Questão 4 Comentada - Câmara de Araraquara-2 - Agente Administrativo - Instituto Consulplan (2025)

Texto para responder à questão.

      Eu deveria cantar.
    Rolar de rir ou chorar, eu deveria, mas tinha desaprendido essas coisas. Talvez então pudesse acender uma vela, correr até a igreja da Consolação, rezar um Pai Nosso, uma Ave Maria e uma Glória ao Pai, tudo que eu lembrava, depois enfiar algum trocado, se tivesse, e nos últimos meses nunca, na caixa de metal “Para as Almas do Purgatório”. Agradecer, pedir luz, como nos tempos em que tinha fé.
      Bons tempos aqueles, pensei. Acendi um cigarro. E não tomei nenhuma dessas atitudes, dramáticas como se em algum canto houvesse sempre uma câmera cinematográfica à minha espreita. Ou Deus. Sem juiz nem plateia, sem close nem zoom, fiquei ali parado no começo da tarde escaldante de fevereiro, olhando o telefone que acabara de desligar. Nem sequer fiz o sinal da cruz ou levantei os olhos para o céu.
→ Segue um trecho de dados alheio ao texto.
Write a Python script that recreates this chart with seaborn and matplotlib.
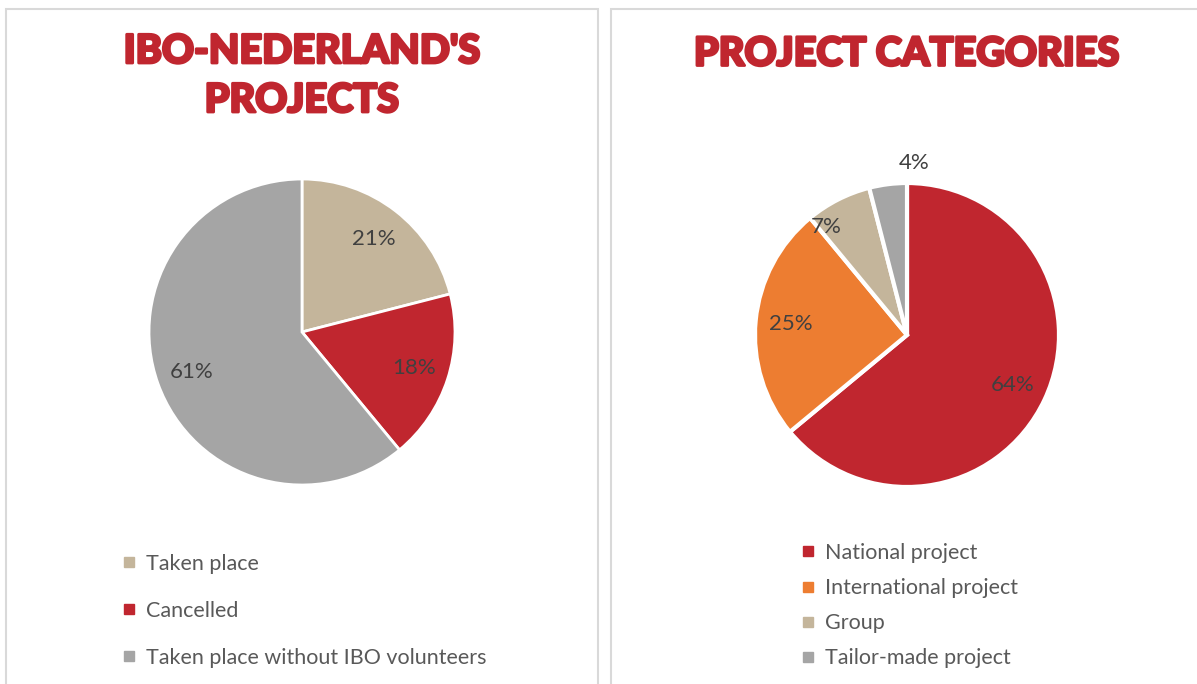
import matplotlib
matplotlib.use("Agg")
import matplotlib.pyplot as plt
import matplotlib.patheffects as pe
import seaborn as sns
from matplotlib.lines import Line2D
from matplotlib.patches import Rectangle

# data
status_labels = ["Taken place", "Cancelled", "Taken place without IBO volunteers"]
status_share = [21, 18, 61]
category_labels = ["National project", "International project", "Group", "Tailor-made project"]
category_share = [64, 25, 7, 4]

red = "#C0262F"
tan = "#C4B59B"
grey = "#A5A5A5"
orange = "#ED7D31"
status_colors = [tan, red, grey]
category_colors = [red, orange, tan, grey]

sns.set_theme(style="white")
plt.rcParams["font.family"] = ["Lato", "DejaVu Sans"]

W, H = 1197, 684
fig = plt.figure(figsize=(W / 100, H / 100), dpi=100)

# panel frames
fig.patches.append(Rectangle((6 / W, -0.01), 592 / W, (H - 9) / H + 0.01, transform=fig.transFigure,
                             fill=False, edgecolor="#D9D9D9", linewidth=1.5))
fig.patches.append(Rectangle((611 / W, -0.01), 600 / W, (H - 9) / H + 0.01, transform=fig.transFigure,
                             fill=False, edgecolor="#D9D9D9", linewidth=1.5))

title_kw = dict(color=red, fontsize=28.5, fontweight="black", ha="center", va="center",
                family=["Lato", "DejaVu Sans"],
                path_effects=[pe.withStroke(linewidth=2, foreground=red)])
fig.text(302 / W, 1 - 76 / H, "IBO-NEDERLAND'S\nPROJECTS", linespacing=1.4, **title_kw)
fig.text(907 / W, 1 - 54 / H, "PROJECT CATEGORIES", **title_kw)


def pie_axes(cx, cy, r):
    return fig.add_axes([(cx - r) / W, (H - cy - r) / H, 2 * r / W, 2 * r / H])


label_kw = dict(color="#404040", fontsize=16)

ax1 = pie_axes(302, 332, 153)
w1, t1, p1 = ax1.pie(status_share, colors=status_colors, startangle=90, counterclock=False,
                     autopct=lambda v: f"{v:.0f}%", pctdistance=0.77,
                     wedgeprops=dict(edgecolor="white", linewidth=2), textprops=label_kw)
ax1.set_xlim(-1, 1)
ax1.set_ylim(-1, 1)

ax2 = pie_axes(907, 335, 152)
w2, t2, p2 = ax2.pie(category_share, colors=category_colors, startangle=90, counterclock=False,
                     autopct=lambda v: f"{v:.0f}%", pctdistance=0.77,
                     wedgeprops=dict(edgecolor="white", linewidth=3), textprops=label_kw)
ax2.set_xlim(-1, 1)
ax2.set_ylim(-1, 1)
# Excel-like label placement for the thin slices
p2[2].set_position((-0.53, 0.71))
p2[3].set_position((0.05, 1.13))

leg_kw = dict(frameon=False, fontsize=15.5, labelcolor="#595959", handletextpad=0.4,
              handlelength=0.8, borderaxespad=0, borderpad=0)


def handles(colors):
    return [Line2D([], [], marker="s", linestyle="", markersize=7, color=c) for c in colors]


fig.legend(handles(status_colors), status_labels, loc="upper left",
           bbox_to_anchor=(120 / W, 1 - 554 / H), labelspacing=1.25, **leg_kw)
fig.legend(handles(category_colors), category_labels, loc="upper left",
           bbox_to_anchor=(799 / W, 1 - 543 / H), labelspacing=0.7, **leg_kw)

fig.savefig("out.png", dpi=100)
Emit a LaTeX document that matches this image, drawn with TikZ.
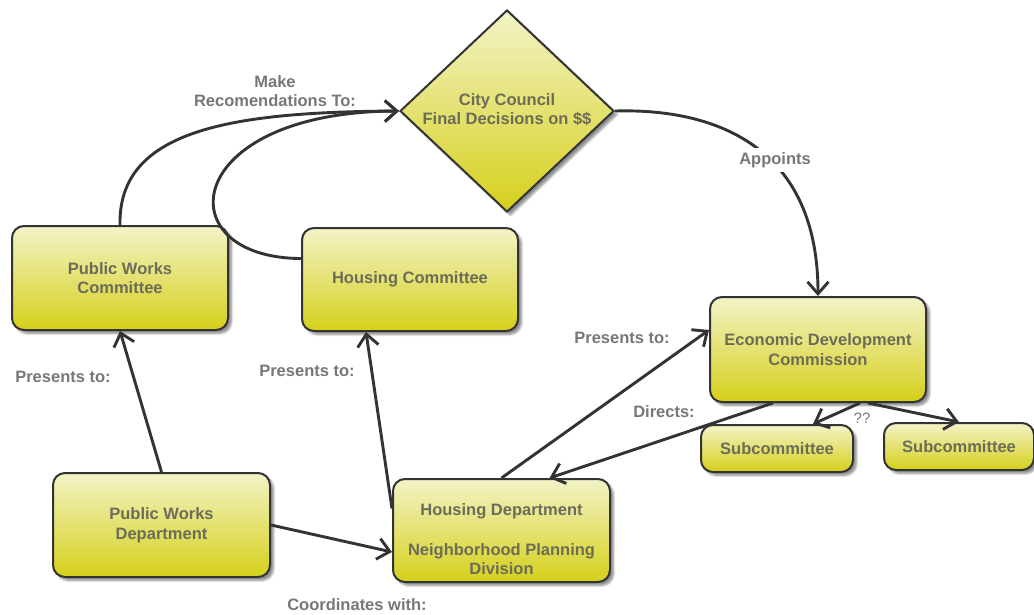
\documentclass[tikz,border=0pt]{standalone}
\usepackage{fontspec}
\setmainfont{Liberation Sans}
\usetikzlibrary{arrows.meta,shapes.geometric,shadows.blur}
\definecolor{boxtop}{HTML}{F3F3C8}
\definecolor{boxmid}{HTML}{E9E680}
\definecolor{boxbot}{HTML}{D5D01A}
\definecolor{edgecol}{HTML}{333333}
\definecolor{nodetext}{HTML}{6C6C58}
\definecolor{labeltext}{HTML}{777777}
\tikzset{
  box/.style={draw=edgecol, line width=2pt, rounded corners=12pt,
    top color=boxtop, middle color=boxmid, bottom color=boxbot,
    blur shadow={shadow xshift=3.5pt, shadow yshift=-3.5pt, shadow blur steps=6, shadow opacity=45},
    align=center, inner sep=0pt, text=nodetext,
    font=\fontsize{16.5}{19.5}\selectfont\bfseries},
  diam/.style={draw=edgecol, line width=2pt, diamond, inner sep=0pt,
    top color=boxtop, middle color=boxmid, bottom color=boxbot,
    blur shadow={shadow xshift=3.5pt, shadow yshift=-3.5pt, shadow blur steps=6, shadow opacity=45}},
  boxtext/.style={align=center, inner sep=0pt, text=nodetext,
    font=\fontsize{16.5}{19.5}\selectfont\bfseries},
  lbl/.style={align=center, inner sep=1pt, text=labeltext,
    font=\fontsize{16.5}{19}\selectfont\bfseries},
  conn/.style={draw=edgecol, line width=2.9pt,
    -{Straight Barb[length=12pt,width=21pt,line width=2.9pt]}},
}
\begin{document}
\begin{tikzpicture}[x=1pt,y=-1pt]
\useasboundingbox (0,0) rectangle (1034,614);

% nodes
\node[box, minimum width=216pt, minimum height=104pt] (pwc) at (120,278) {Public Works\\Committee};
\node[box, minimum width=216pt, minimum height=103pt] (hc) at (410,279.5) {Housing Committee};
\node[diam, minimum width=214pt, minimum height=202pt] (cc) at (507,111) {};
\node[boxtext] (cctext) at (507,109.5) {City Council\\Final Decisions on \$\$};
\node[box, minimum width=216pt, minimum height=105pt] (edc) at (818,349.5) {Economic Development\\Commission};
\node[box, minimum width=152pt, minimum height=47pt] (sub1) at (777,448.5) {Subcommittee};
\node[box, minimum width=150pt, minimum height=47pt] (sub2) at (959,446.5) {Subcommittee};
\node[box, minimum width=217pt, minimum height=104pt] (pwd) at (161.5,525) {Public Works\\Department};
\node[box, minimum width=217pt, minimum height=103pt] (hd) at (501.5,530.5) {};
\node[boxtext] (hdtext) at (501.5,539.5) {Housing Department\\[20pt]Neighborhood Planning\\Division};

% connectors
\draw[conn] (pwc.north) .. controls (118,130) and (230,112) .. (cc.west);
\draw[conn] ([yshift=21pt]hc.west) .. controls (165,258) and (180,112) .. (cc.west);
\draw[conn] (cc.east) .. controls (720,108) and (818,150) .. (edc.north);
\draw[conn] (pwd.north) -- (pwc.south);
\draw[conn] ([yshift=22pt]hd.west) -- ([xshift=-44pt]hc.south);
\draw[conn] (pwd.east) -- ([yshift=-21.5pt]hd.west);
\draw[conn] (hd.north) -- ([yshift=19.5pt]edc.west);
\draw[conn] ([xshift=-45pt]edc.south) -- ([xshift=48pt]hd.north);
\draw[conn] ([xshift=42pt]edc.south) -- ([xshift=36pt]sub1.north);
\draw[conn] ([xshift=50pt]edc.south) -- (sub2.north);

% labels
\node[lbl] (lmake) at (275,91.5) {Make\\Recomendations To:};
\node[lbl, fill=white, inner sep=4pt] (lapp) at (775,160) {Appoints};
\node[lbl] (lpres1) at (63,377) {Presents to:};
\node[lbl] (lpres2) at (307,371) {Presents to:};
\node[lbl] (lpres3) at (622,338) {Presents to:};
\node[lbl] (ldir) at (664,412) {Directs:};
\node[lbl, font=\fontsize{15}{17}\selectfont] (lqq) at (862,418) {??};
\node[lbl] (lcoord) at (357,605) {Coordinates with:};
\end{tikzpicture}
\end{document}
O mínimo, suponho, que um sujeito tem a obrigação de fazer nesses casos, mesmo sem nenhuma fé, como se reagisse a uma espécie de reflexo condicionado místico.
     Acontecera um milagre. Um milagre à toa, mas básico para quem, como eu, não tinha pais ricos, dinheiro aplicado, imóveis, nem herança e apenas tentava viver sozinho numa cidade infernal como aquela que trepidava lá fora, além da janela ainda fechada do apartamento. Nada muito sensacional, tipo recuperar de súbito a visão ou erguer-se da cadeira de rodas com o semblante beatificado e a leveza de quem pisa sobre as águas. Embora a miopia ficasse cada vez mais aguda e os joelhos tremessem com frequência, não sabia se fome crônica ou pura tristeza, meus olhos e pernas ainda funcionavam razoavelmente. Outros órgãos, verdade, bem menos.
     Toquei o pescoço. E o cérebro, por exemplo.
    Já chega, disse para mim mesmo, parado nu no meio da penumbra gosmenta do meio-dia. Pense nesse milagre, homem. Singelo, quase insignificante na sua simplicidade, o pequeno milagre capaz de trazer alguma paz àquela série de solavancos sem rumo nem ritmo que eu, com certa complacência e nenhuma originalidade, estava habituado a chamar de minha vida, tinha um nome. Chamava-se – um emprego.


(ABREU, Caio Fernando. Onde andará Dulce Veiga? São Paulo: Planeta De Agostini, 2003, p. 11-12.)


Caio Fernando Abreu foi um transgressor, autor de uma obra autoconfessional. Fascinado pelo tema da individualidade, por vezes sombrio, voltou a ter enorme popularidade nestes tempos de mídias sociais. Em relação ao texto apresentado, de Caio Fernando Abreu, é correto afirmar que:

  • A Utiliza a pessoalidade gramatical, já que tem a intenção de especificar um posicionamento.
  • B Assinala a necessidade de “arranjar um emprego” fora dos contextos sociais da época atual.
  • C Apresenta um predomínio de sequências textuais injuntivas e expositivas, características dos textos narrativos.
  • D Emprega a expressão “Para as Almas do Purgatório” entre aspas para destacar uma inadequação ideológica do termo.
  • E Aborda, através da exposição de fatos, isto é, de uma história, um tema bastante corriqueiro e contemporâneo da sociedade atual.